To illustrate all this, the museum had copies of a number of telegrams between his doctors discussing McKinley’s condition, so we could see that at first he was expected to make a full recovery (Teddy Roosevelt, McKinley’s vice president, who was on holiday when McKinley was shot, actually returned to his holiday because he thought McKinley would be fine), and then he rapidly declined. Although it was small, it was a very interesting exhibition, and I’m glad I got to see it, because there doesn’t seem to be a lot of information about what the exposition actually contained out there on the internet, and it was nice to see photographs, souvenirs, and descriptions of the attractions, even though it made me wish more than ever that I could go to some kind of excellent Victorian exposition of this nature (why don’t we still have things like this?

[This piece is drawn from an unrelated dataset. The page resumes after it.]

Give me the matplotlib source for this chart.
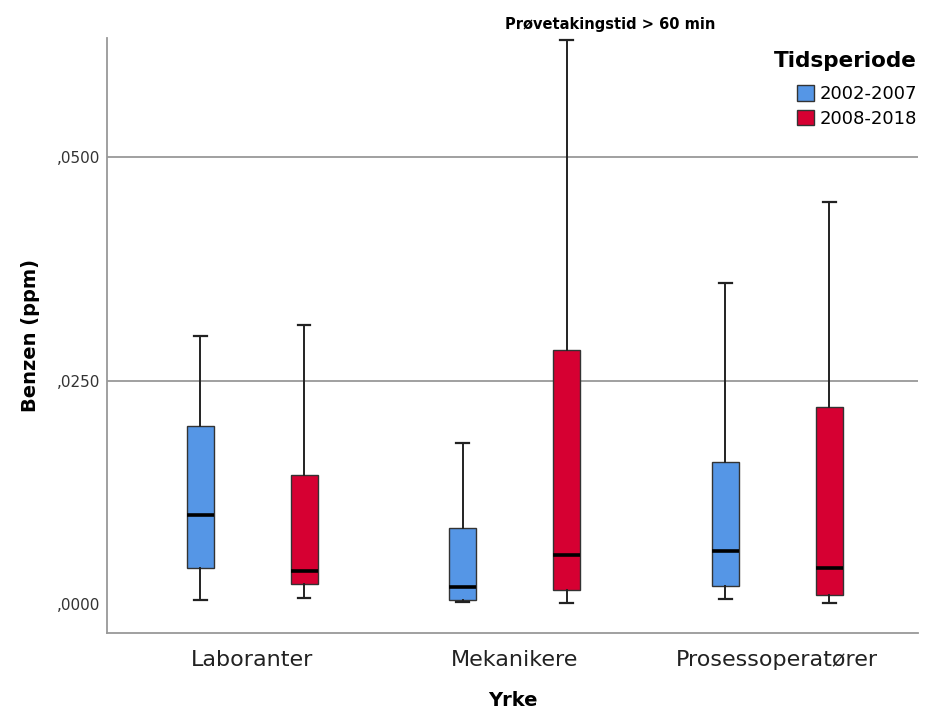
import matplotlib
matplotlib.use("Agg")
import matplotlib.pyplot as plt
from matplotlib.patches import Patch
from matplotlib.ticker import FixedLocator

categories = ["Laboranter", "Mekanikere", "Prosessoperatører"]
periods = ["2002-2007", "2008-2018"]

# per period: lists over categories
whislo = {"2002-2007": [0.00048, 0.00027, 0.00053], "2008-2018": [0.00070, 0.00010, 0.00016]}
q1     = {"2002-2007": [0.00400, 0.00046, 0.00202], "2008-2018": [0.00220, 0.00158, 0.00098]}
med    = {"2002-2007": [0.00999, 0.00194, 0.00597], "2008-2018": [0.00366, 0.00550, 0.00400]}
q3     = {"2002-2007": [0.01995, 0.00847, 0.01593], "2008-2018": [0.01443, 0.02840, 0.02208]}
whishi = {"2002-2007": [0.02998, 0.01797, 0.03594], "2008-2018": [0.03125, 0.06310, 0.04493]}

yticks = [0.0, 0.025, 0.05]
ytick_labels = [",0000", ",0250", ",0500"]
colors = {"2002-2007": "#5596E6", "2008-2018": "#D60032"}

fig = plt.figure(figsize=(9.29, 7.10), dpi=100)
ax = fig.add_axes([107/929, 77/710, 811/929, 595/710])

offsets = {"2002-2007": -0.198, "2008-2018": 0.198}
for p in periods:
    stats = []
    for i in range(len(categories)):
        stats.append(dict(whislo=whislo[p][i], q1=q1[p][i], med=med[p][i],
                          q3=q3[p][i], whishi=whishi[p][i], fliers=[]))
    pos = [i + offsets[p] for i in range(len(categories))]
    ax.bxp(stats, positions=pos, widths=0.102, patch_artist=True,
           showfliers=False, manage_ticks=False,
           boxprops=dict(facecolor=colors[p], edgecolor="#333333", linewidth=1.0),
           medianprops=dict(color="black", linewidth=2.6),
           whiskerprops=dict(color="#222222", linewidth=1.4),
           capprops=dict(color="#222222", linewidth=1.6),
           capwidths=0.048, zorder=3)

ax.set_xlim(-0.553, 2.536)
ax.set_ylim(-0.00324, 0.06331)
ax.yaxis.set_major_locator(FixedLocator(yticks))
ax.set_yticklabels(ytick_labels)
ax.set_xticks(range(len(categories)))
ax.set_xticklabels(categories)
ax.tick_params(axis="both", length=0)
ax.tick_params(axis="y", labelsize=11, labelcolor="#333333", pad=5)
ax.tick_params(axis="x", labelsize=16, labelcolor="#222222", pad=12)

for y in yticks[1:]:
    ax.axhline(y, color="#999999", linewidth=1.3, zorder=1)

for s in ["top", "right"]:
    ax.spines[s].set_visible(False)
for s in ["left", "bottom"]:
    ax.spines[s].set_color("#999999")
    ax.spines[s].set_linewidth(1.3)

ax.set_ylabel("Benzen (ppm)", fontsize=14, fontweight="bold", labelpad=12)
ax.set_xlabel("Yrke", fontsize=14, fontweight="bold", labelpad=15)

fig.text(610/929, 1 - 24/710, "Prøvetakingstid > 60 min", ha="center", va="center",
         fontsize=10.5, fontweight="bold")

handles = [Patch(facecolor=colors[p], edgecolor="#333333", label=p) for p in periods]
leg = fig.legend(handles=handles, title="Tidsperiode", loc="upper right",
                 bbox_to_anchor=(0.999, 0.943), frameon=False, fontsize=13,
                 title_fontproperties=dict(weight="bold", size=15.5),
                 handlelength=0.95, handleheight=0.95, handletextpad=0.3,
                 labelspacing=0.35, borderaxespad=0.2)
leg._legend_box.align = "right"
leg._legend_box.sep = 10

fig.savefig("out.png", dpi=100, facecolor="white")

I mean, sure, there’s health and safety regulations, and people aren’t likely to be all that impressed by light bulbs, but I would still be extremely happy with an upside down Victorian house and a dark ride to the moon).
We finished our visit to the museum by checking out the basement science gallery again (which still has animatronic dinosaurs and a collection of small (live) animals like frogs and snakes, but did seem to have been rearranged a bit since my last visit) and playing with all the excellent interactive science games, which also appeared to include a few new machines I didn’t remember, like a green screen where you could choose a natural disaster background and pretend to be a meteorologist reporting in front of it (we had a lot of fun with that one, and played around with it for a good fifteen minutes). (I had to also throw in a couple pictures of the new mannequins in the street of yesteryear, above, because I loved them so much.) And of course, no visit to Canton is complete without a stop at Taggart’s for ice cream (it’s right down the road from the museum) – I went for the chocolate chip ice cream pie with caramel sauce, which was most delicious, and I think Tina Belcher may have sat at our booth at one point, because it had the word “butts” carved into it.
I’d still give the museum 4/5 for sure, just for its eclectic mishmash of anything and everything Canton (plus dinosaurs), and the Pan-American Exposition exhibition, though on the small side, was actually very informative and well-worth seeing, so I’ll give that 3.5/5, and I’ve no doubt I’ll be back to this museum again within the next couple of years!